One jargonlike word that Edel does employ is tristimania, which was coined by Dr. Benjamin Rush, a signatory to the Declaration of Independence and the father of American psychology. According to Edel, Rush used the word to describe “agitated forms of depression.” Says Edel of the word: “It may be inaccurate in a diagnostic sense; yet I find it has descriptive value. It helps describe the component of depression in art, for nothing is more chronic among writers than their sadness.” In Stuff of Sleep and Dreams he provides case studies–of Joyce, James, Eliot, Woolf, and others which show this to be true. Outstanding writers are not the kind of people who would be located on the hump of a statistician’s bell-shaped curve showing “normal” behavior; they would be close to the edge. Think of Johnson and Swift, those who Edel deals with, and others, from Milton to Beckett.
Something is notable in Edel’s examinations because of its absence: the authors he deals with are all dead; there are no living writers scrutinized.

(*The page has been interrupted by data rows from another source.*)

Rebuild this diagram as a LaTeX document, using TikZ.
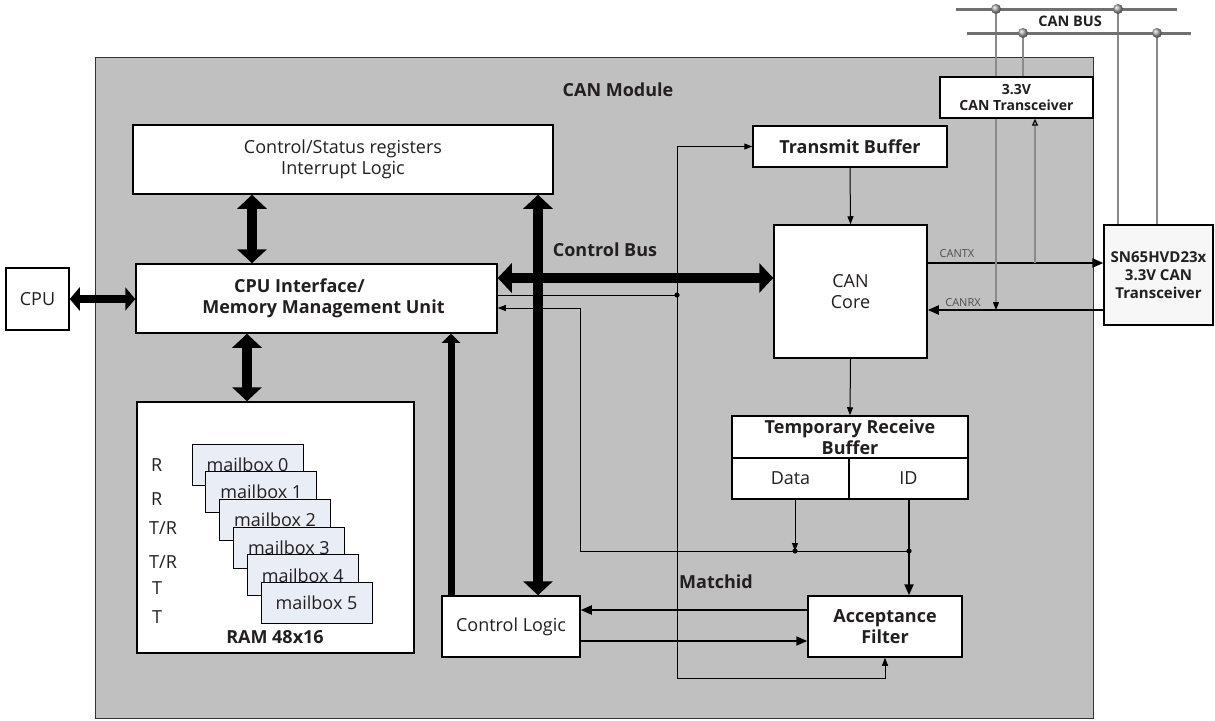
\documentclass[tikz,border=0pt]{standalone}
\usepackage{fontspec}
\setmainfont{Open Sans}
\usetikzlibrary{arrows.meta,calc}
\definecolor{modgray}{HTML}{C0C0C0}
\definecolor{mbfill}{HTML}{E9EDF6}
\definecolor{txt}{HTML}{231F20}
\definecolor{busgray}{HTML}{707070}
\definecolor{wiregray}{HTML}{8A8A8A}
\begin{document}
\begin{tikzpicture}[x=1pt,y=-1pt,
  box/.style={draw=black, line width=1.5pt, fill=white, inner sep=0pt, align=center, text=txt, font=\fontsize{18}{20.5}\selectfont},
  bbox/.style={box, font=\fontsize{18}{21}\selectfont\bfseries},
  mb/.style={draw=black, line width=0.8pt, fill=mbfill, inner sep=0pt, minimum width=111pt, minimum height=41pt, text=txt, font=\fontsize{18}{20}\selectfont},
  lbl/.style={text=txt, inner sep=0pt, font=\fontsize{18}{20}\selectfont},
  blbl/.style={text=txt, inner sep=0pt, font=\fontsize{18}{20}\selectfont\bfseries},
  fat/.style={line width=10pt, {Triangle[width=29pt,length=14pt]}-{Triangle[width=29pt,length=14pt]}},
  fatcpu/.style={line width=8pt, {Triangle[width=23pt,length=10pt]}-{Triangle[width=23pt,length=10pt]}},
  fatup/.style={line width=7pt, -{Triangle[width=18pt,length=9pt]}},
  med/.style={line width=2pt, -{Triangle[width=9pt,length=11pt]}},
  sig/.style={line width=1pt, -{Triangle[width=6pt,length=8pt]}},
  sigline/.style={line width=1pt},
  wire/.style={line width=1.2pt, draw=wiregray},
  busline/.style={line width=3pt, draw=busgray},
  tap/.style={ball color=black!35},
  small/.style={text=txt!80, inner sep=0pt, font=\fontsize{11}{12}\selectfont},
]
\fill[white] (0,0) rectangle (1215,720);
\useasboundingbox (0,0) rectangle (1215,720);

% CAN module frame
\node[draw=black!80, line width=0.8pt, fill=modgray, inner sep=0pt, minimum width=998pt, minimum height=661pt] (mod) at (594,387.5) {};
\node[blbl] (modlbl) at (618,90) {CAN Module};

% boxes
\node[box, minimum width=420pt, minimum height=69pt] (csr) at (343,159.5) {Control/Status registers\\Interrupt Logic};
\node[bbox, minimum width=361pt, minimum height=69pt] (cpuif) at (316.5,298.5) {CPU Interface/\rule{34pt}{0pt}\\\rule{14pt}{0pt}Memory Management Unit};
\node[box, minimum width=63pt, minimum height=62pt] (cpu) at (37.5,299) {CPU};
\node[box, minimum width=277pt, minimum height=251pt] (ram) at (275.5,527.5) {};
\node[blbl] (ramlbl) at (275,637) {RAM 48x16};
\foreach \k in {0,...,5}
  \node[mb] (mb\k) at ({247.5+13.8*\k},{464.5+27.7*\k}) {mailbox \k};
\node[lbl, anchor=west] (r0) at (151,465) {R};
\node[lbl, anchor=west] (r1) at (151,499) {R};
\node[lbl, anchor=west] (r2) at (149,528) {T/R};
\node[lbl, anchor=west] (r3) at (149,562) {T/R};
\node[lbl, anchor=west] (r4) at (152,588) {T};
\node[lbl, anchor=west] (r5) at (152,617) {T};

\node[box, minimum width=138pt, minimum height=61pt] (ctl) at (511,626.5) {Control Logic};
\node[bbox, minimum width=154pt, minimum height=61pt] (acc) at (885,626.5) {Acceptance\\Filter};
\node[bbox, minimum width=194pt, minimum height=41pt] (tb) at (850,146.5) {Transmit Buffer};
\node[box, minimum width=153pt, minimum height=133pt] (core) at (850.5,291.5) {CAN\\Core};
\node[bbox, minimum width=236pt, minimum height=42pt] (trb) at (850,437) {Temporary Receive\\Buffer};
\node[box, minimum width=117pt, minimum height=41pt] (data) at (790.5,478.5) {Data};
\node[box, minimum width=119pt, minimum height=41pt] (id) at (908.5,478.5) {ID};

\node[box, line width=1.3pt, minimum width=153pt, minimum height=41pt, font=\fontsize{14}{15.5}\selectfont\bfseries] (xcv) at (1016.5,97.5) {3.3V\\CAN Transceiver};
\node[box, line width=1.3pt, fill=black!3, minimum width=109pt, minimum height=100pt, font=\fontsize{15}{18}\selectfont\bfseries] (sn) at (1158.5,275) {SN65HVD23x\\3.3V CAN\\Transceiver};

% text labels
\node[blbl] (cbus) at (605,250) {Control Bus};
\node[blbl] (match) at (716,582) {Matchid};
\node[text=txt, inner sep=0pt, font=\fontsize{14.5}{16}\selectfont\bfseries] (canbus) at (1070,21) {CAN BUS};
\node[small] (ltx) at (957,254) {CANTX};
\node[small] (lrx) at (963,303) {CANRX};

% helper coordinates
\coordinate (xa) at (252,0);
\coordinate (xb) at (247,0);
\coordinate (xbus) at (538,0);
\coordinate (xup) at (451,0);
\coordinate (ybus) at (0,278);
\coordinate (ytx) at (0,263);
\coordinate (yrx) at (0,310);
\coordinate (y295) at (0,295);
\coordinate (y308) at (0,308);
\coordinate (y610) at (0,610);
\coordinate (y641) at (0,641);
\coordinate (j1) at (677,295);
\coordinate (j2) at (795,551);
\coordinate (j3) at (909,551);
\coordinate (c580) at (580,551);
\coordinate (c678) at (677,678);
\coordinate (x1035) at (1035,0);

% thin signal wiring
\draw[sigline] (cpuif.east |- y295) -- (j1);
\draw[sig] (j1) |- (tb.west);
\draw[sig] (j1) -- (c678) -| (acc.south);
\draw[sig] (data.south -| j2) -- (j2);
\draw[sig] (j3) -- (c580) |- (cpuif.east |- y308);
\draw[med] (id.south -| j3) -- (acc.north -| j3);
\fill (j1) circle (2.6pt);
\fill (j2) circle (2.6pt);
\fill (j3) circle (2.6pt);
\draw[sig] (tb.south) -- (core.north);
\draw[sig] (core.south) -- (trb.north);
\draw[med] (acc.west |- y610) -- (ctl.east |- y610);
\draw[med] (ctl.east |- y641) -- (acc.west |- y641);

% fat buses
\draw[fatcpu] (cpu.east) -- (cpuif.west |- cpu.east);
\draw[fat] (csr.south -| xa) -- (cpuif.north -| xa);
\draw[fat] (cpuif.south -| xb) -- (ram.north -| xb);
\draw[fatup] (ctl.north -| xup) -- (cpuif.south -| xup);
\draw[fat] (cpuif.east |- ybus) -- (core.west |- ybus);
\draw[fat] (csr.south -| xbus) -- (ctl.north -| xbus);

% CAN TX / RX
\draw[med] (core.east |- ytx) -- (sn.west |- ytx);
\draw[med] (sn.west |- yrx) -- (core.east |- yrx);

% CAN bus and taps
\coordinate (b1l) at (956,9);
\coordinate (b1r) at (1177,9);
\coordinate (b2l) at (967,33);
\coordinate (b2r) at (1191,33);
\coordinate (d1) at (996,9);
\coordinate (d2) at (1118,9);
\coordinate (d3) at (1023,33);
\coordinate (d4) at (1157,33);
\draw[wire] (d1) -- (xcv.north -| d1);
\draw[wire] (d3) -- (xcv.north -| d3);
\draw[wire] (d2) -- (sn.north -| d2);
\draw[wire] (d4) -- (sn.north -| d4);
\draw[wire, -{Triangle[width=6pt,length=8pt,color=black]}] (xcv.south -| d1) -- (d1 |- yrx);
\draw[wire, -{Triangle[open,width=6pt,length=7pt,color=black]}] (x1035 |- ytx) -- (xcv.south -| x1035);
\draw[busline] (b1l) -- (b1r);
\draw[busline] (b2l) -- (b2r);
\foreach \d in {d1,d2,d3,d4} \shade[tap] (\d) circle (5pt);
\end{tikzpicture}
\end{document}
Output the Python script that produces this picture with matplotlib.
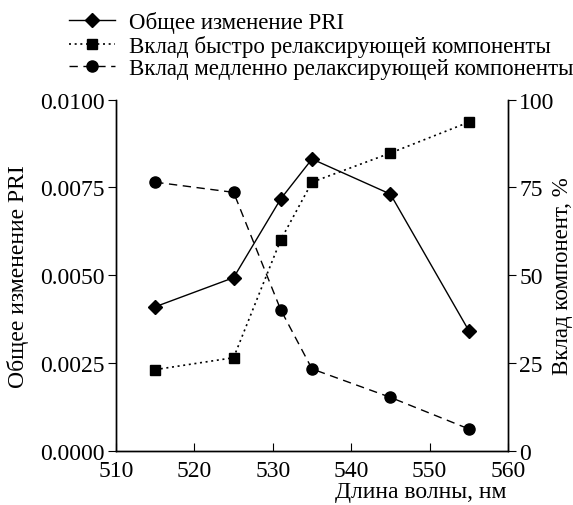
import matplotlib
matplotlib.use("Agg")
import matplotlib.pyplot as plt
from matplotlib.ticker import FormatStrFormatter

plt.rcParams['font.family'] = ['Liberation Serif', 'DejaVu Serif']
plt.rcParams['mathtext.fontset'] = 'stix'

wavelength = [515, 525, 531, 535, 545, 555]
pri_change = [0.0041, 0.00493, 0.00717, 0.00831, 0.00731, 0.00342]
fast_contrib = [23.1, 26.5, 60.0, 76.5, 84.8, 93.6]
slow_contrib = [76.5, 73.6, 40.2, 23.3, 15.2, 6.2]

label_pri = "Общее изменение PRI"
label_fast = "Вклад быстро релаксирующей компоненты"
label_slow = "Вклад медленно релаксирующей компоненты"

fig = plt.figure(figsize=(5.73, 5.06), dpi=100)
ax = fig.add_axes([0.2024, 0.1073, 0.6842, 0.6937])
ax2 = ax.twinx()

l1, = ax.plot(wavelength, pri_change, color='black', lw=1.0, marker='D', ms=7, label=label_pri)
l2, = ax2.plot(wavelength, fast_contrib, color='black', lw=1.2, ls=(0, (1.2, 2.2)), marker='s', ms=6.5, label=label_fast)
l3, = ax2.plot(wavelength, slow_contrib, color='black', lw=1.0, ls=(0, (6, 4)), marker='o', ms=8, label=label_slow)

ax.set_xlim(510, 560)
ax.set_ylim(0, 0.01)
ax2.set_ylim(0, 100)
ax.set_xticks([510, 520, 530, 540, 550, 560])
ax.set_yticks([0, 0.0025, 0.005, 0.0075, 0.01])
ax.yaxis.set_major_formatter(FormatStrFormatter('%.4f'))
ax2.set_yticks([0, 25, 50, 75, 100])

for a in (ax, ax2):
    a.spines['top'].set_visible(False)
    for s in a.spines.values():
        s.set_linewidth(1.0)
ax.tick_params(axis='x', direction='in', length=6, labelsize=17, pad=7)
ax.tick_params(axis='y', direction='out', length=6, labelsize=17, pad=2)
ax2.tick_params(axis='y', direction='out', length=6, labelsize=17, pad=2)

ax.set_ylabel(label_pri, fontsize=17, labelpad=8)
ax2.set_ylabel(label_slow.split()[0] + " компонент, %", fontsize=16.5, labelpad=-2)
fig.text(0.735, 0.026, "Длина волны, нм", fontsize=17, ha='center', va='center')

leg = fig.legend(handles=[l1, l2, l3], loc='upper left', bbox_to_anchor=(0.105, 0.995),
                 frameon=False, fontsize=16.5, handlelength=2.0, handletextpad=0.6,
                 labelspacing=0.08, borderaxespad=0)

fig.savefig("out.png", dpi=100)
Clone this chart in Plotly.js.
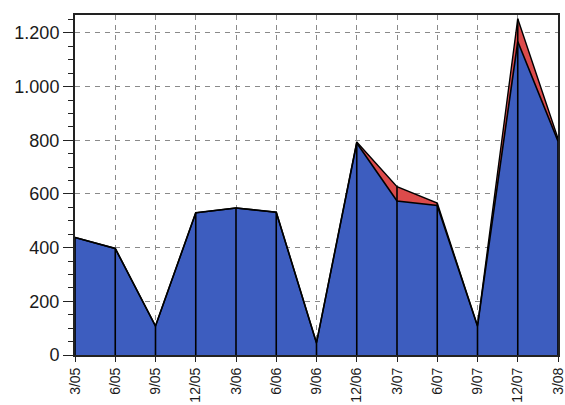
<!DOCTYPE html>
<html>
<head>
<meta charset="utf-8">
<script src="https://cdn.plot.ly/plotly-3.0.1.min.js"></script>
<style>
html,body{margin:0;padding:0;background:#fff;overflow:hidden;}
#chart{width:565px;height:405px;}
</style>
</head>
<body>
<div id="chart"></div>
<script>
const categories = ['3/05','6/05','9/05','12/05','3/06','6/06','9/06','12/06','3/07','6/07','9/07','12/07','3/08'];
const blueValues = [438, 397, 108, 530, 548, 532, 45, 790, 574, 557, 108, 1168, 797];
const redValues  = [0, 0, 0, 0, 0, 0, 0, 4, 53, 9, 0, 85, 10];
const yTickVals = [0, 200, 400, 600, 800, 1000, 1200];
const yTickText = ['0', '200', '400', '600', '800', '1.000', '1.200'];

const totals = blueValues.map((v, i) => v + redValues[i]);
const vx = [], vy = [];
categories.forEach((c, i) => { vx.push(c, c, null); vy.push(0, totals[i], null); });

const data = [
  {
    x: categories, y: blueValues, type: 'scatter', mode: 'lines',
    stackgroup: 'one', fillcolor: '#3d5dbf',
    line: {color: '#000', width: 1.6}, hoverinfo: 'skip'
  },
  {
    x: categories, y: redValues, type: 'scatter', mode: 'lines',
    stackgroup: 'one', fillcolor: '#dc4b4b',
    line: {color: '#000', width: 1.4}, hoverinfo: 'skip'
  },
  {
    x: vx, y: vy, type: 'scatter', mode: 'lines',
    line: {color: '#000', width: 1.6}, hoverinfo: 'skip', connectgaps: false
  }
];

const layout = {
  width: 565, height: 405,
  margin: {l: 75, r: 7, t: 15, b: 50, pad: 0},
  paper_bgcolor: '#fff', plot_bgcolor: '#fff',
  showlegend: false,
  font: {family: '"Liberation Sans", Arial, sans-serif', size: 18, color: '#1a1a1a'},
  xaxis: {
    type: 'category', categoryorder: 'array', categoryarray: categories,
    range: [0, categories.length - 1],
    showgrid: true, gridcolor: '#8a8a8a', gridwidth: 1, griddash: '5px,5px',
    showline: true, linecolor: '#222', linewidth: 2, mirror: true,
    ticks: 'outside', ticklen: 5, tickcolor: '#222', tickwidth: 1,
    tickangle: -90, automargin: false, zeroline: false,
    ticklabelstandoff: 0,
    tickfont: {size: 14}
  },
  yaxis: {
    range: [0, 1267],
    tickvals: yTickVals, ticktext: yTickText,
    showgrid: true, gridcolor: '#8a8a8a', gridwidth: 1, griddash: '5px,5px',
    showline: true, linecolor: '#222', linewidth: 2, mirror: true,
    ticks: 'outside', ticklen: 10, tickcolor: '#222', tickwidth: 1,
    minor: {dtick: 50, tick0: 0, ticks: 'outside', ticklen: 5, tickcolor: '#222', tickwidth: 1, showgrid: false},
    automargin: false, zeroline: false,
    tickfont: {size: 18}
  }
};

Plotly.newPlot('chart', data, layout, {staticPlot: true, displayModeBar: false});
</script>
</body>
</html>
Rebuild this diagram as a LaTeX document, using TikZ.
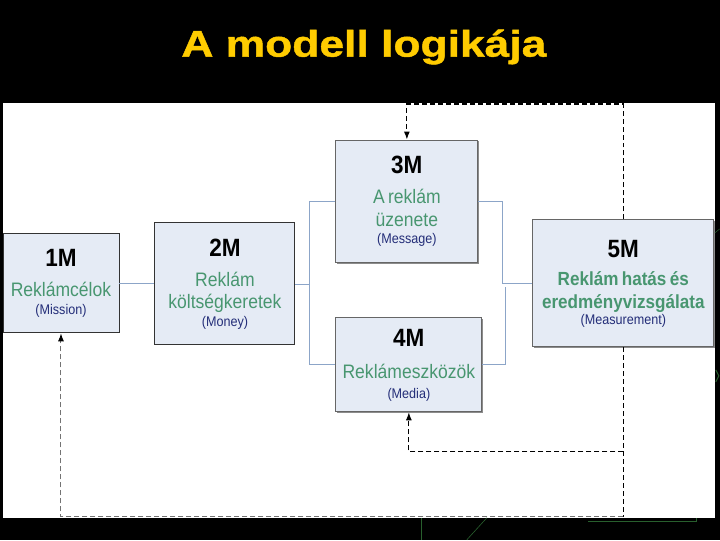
\documentclass[tikz,border=0pt]{standalone}
\usepackage{fontspec}
\setmainfont{Liberation Sans}[FakeStretch=0.9]
\newfontfamily\titlefont{Liberation Sans}[FakeStretch=1.2, FakeBold=1.2]
\usetikzlibrary{arrows.meta,shadows}

\definecolor{mfill}{RGB}{229,235,245}
\definecolor{mgreen}{RGB}{72,150,112}
\definecolor{mnavy}{RGB}{35,45,120}
\definecolor{mlink}{RGB}{140,165,200}
\definecolor{mtitle}{RGB}{255,204,0}
\definecolor{mjunk}{RGB}{40,95,45}

% line fonts inside the boxes
\newcommand\mhd{\fontsize{25}{28}\selectfont\bfseries\color{black}}
\newcommand\mgr{\fontsize{19.5}{30}\selectfont\mdseries\color{mgreen}}
\newcommand\mgrr{\fontsize{19.5}{22.5}\selectfont\mdseries\color{mgreen}}
\newcommand\mpa{\fontsize{14}{17.5}\selectfont\mdseries\color{mnavy}}

\begin{document}
\begin{tikzpicture}[x=1pt, y=-1pt,
    mbox/.style={draw=black!80, line width=0.9pt, fill=mfill, inner sep=0pt, align=center},
    shadowed/.style={draw=black!60, drop shadow={shadow xshift=1.5pt, shadow yshift=-1.5pt, fill=black!45, opacity=1}},
    link/.style={draw=mlink, line width=0.8pt},
    fb/.style={draw=black, line width=1.1pt, dash pattern=on 5pt off 3pt},
    fbarrow/.style={fb, -{Latex[length=8pt, width=6pt, color=black]}},
]

% slide
\fill[black] (0,0) rectangle (720,540);
\fill[white] (3,103) rectangle (715,518);

\node[text=mtitle, font=\titlefont\bfseries\fontsize{37}{40}\selectfont] (title) at (364,47) {A modell logikája};

% the five M boxes
\node[mbox, minimum width=116pt, minimum height=99pt, text width=114pt] (m1) at (61,283.5)
  {\mhd 1M\par\mgr Reklámcélok\par\mpa (Mission)\par};
\node[mbox, minimum width=140pt, minimum height=122pt, text width=138pt] (m2) at (225,284)
  {\mhd 2M\par\mgr Reklám\par\mgrr költségkeretek\par\mpa (Money)\par};
\node[mbox, shadowed, minimum width=142pt, minimum height=123pt, text width=140pt] (m3) at (407,201.5)
  {\mhd 3M\par\mgr A reklám\par\mgrr üzenete\par\mpa (Message)\par};
\node[mbox, shadowed, minimum width=146pt, minimum height=94pt, text width=144pt] (m4) at (409,365)
  {\mhd 4M\par\fontsize{19.5}{32}\selectfont\mdseries\color{mgreen} Reklámeszközök\par
   \fontsize{14}{20}\selectfont\mdseries\color{mnavy} (Media)\par};
\node[mbox, shadowed, minimum width=181pt, minimum height=127pt, text width=180pt] (m5) at (623.5,283.5)
  {\mhd 5M\par\fontsize{19}{28}\selectfont\bfseries\color{mgreen} Reklám hatás és\par
   \fontsize{19}{23}\selectfont\bfseries\color{mgreen} eredményvizsgálata\par
   \fontsize{14}{16}\selectfont\mdseries\color{mnavy} (Measurement)\par};

% plain connectors
\coordinate (bl) at (310,284);
\coordinate (br) at (503,283.5);
\coordinate (br2) at (506,287);
\draw[link] (m1.east) -- (m1.east -| m2.west);
\draw[link] (m2.east) -- (bl);
\draw[link] (m3.west) -| (bl) |- (m4.west);
\draw[link] (m3.east) -| (br) -- (m5.west);
\draw[link] (m4.east) -| (br2);

% feedback loops
\coordinate (ftop) at (407,104);
\coordinate (fmid) at (409,452);
\coordinate (fbot) at (61,517);
\draw[fbarrow] (m5.north) |- (ftop) -- (m3.north);
\draw[fb] (m5.south) -- (m5.south |- fbot);
\draw[fbarrow] (m5.south |- fmid) -- (fmid) -- (m4.south);
\draw[fbarrow, draw=black!55, line width=1pt] (m5.south |- fbot) -- (fbot) -- (m1.south);

% leftovers of the slide
\draw[mjunk, line width=0.8pt] (422,518) -- (422,540);
\draw[mjunk, line width=0.6pt] (467,540) -- (487,518);
\draw[mjunk, line width=1.2pt] (588,521.5) -- (697,521.5) -- (697,518);
\draw[mjunk, line width=1pt] (716,370) -- (719,376) -- (716,382);
\draw[mjunk, line width=0.5pt] (715,233) -- (720,229);

\end{tikzpicture}
\end{document}
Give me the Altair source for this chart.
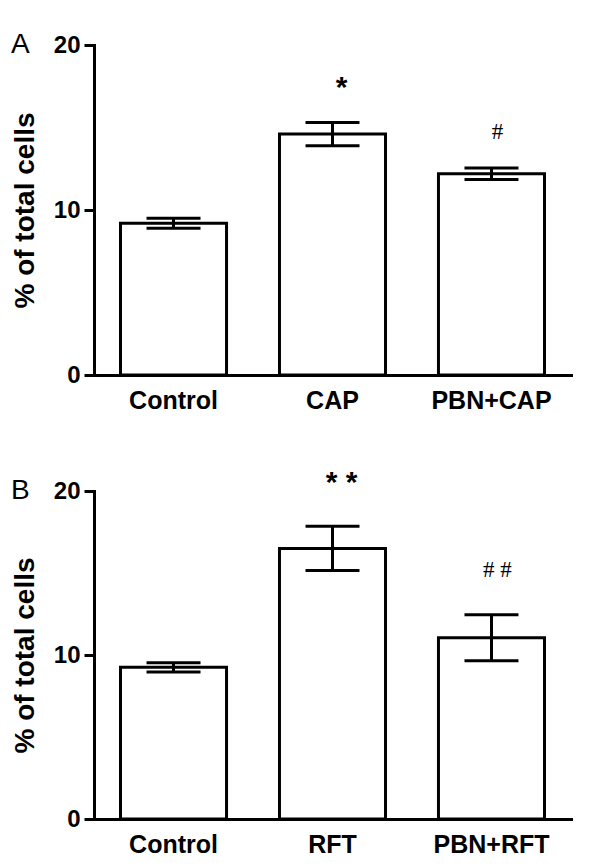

This could be simply explained by the fact that his field of study happens to be, primarily, the late 19th and early 20th centuries. However, there is another possibility. The fast and loose manipulators of post-Freudian psychology have perverted all societal norms to the point of virtual nonexistence by claiming that it is essential to “do your own thing” and by absolving all guilt for crimes committed by blaming not the responsible party but “environmental factors.” It is impossible to imagine Henry James or T. S. Eliot spouting the nihilistic phrase “Do it if it feels good,” yet it is quite easy to imagine those words–or a slight variation–from Norman Mailer or Gore Vidal. Whereas writers once recognized the necessity of propriety and so infused their art with their tension, many writers of today simply masturbate in public: sex, politics, acting, pugilistics, etc. Nothing is left for their literary works. Thus the vapidity of Ms. Dillard’s contemporary modernists, which is most apparent when examined in the light of Edel’s subjects. Of the living writers Ms. Dillard deals with at length in her book, Borges and Beckett are, perhaps, the only two who will leave behind a rich, sustaining corpus of works, which is due, in part, to their having backgrounds in which tradition means something more ancient than what happened yesterday.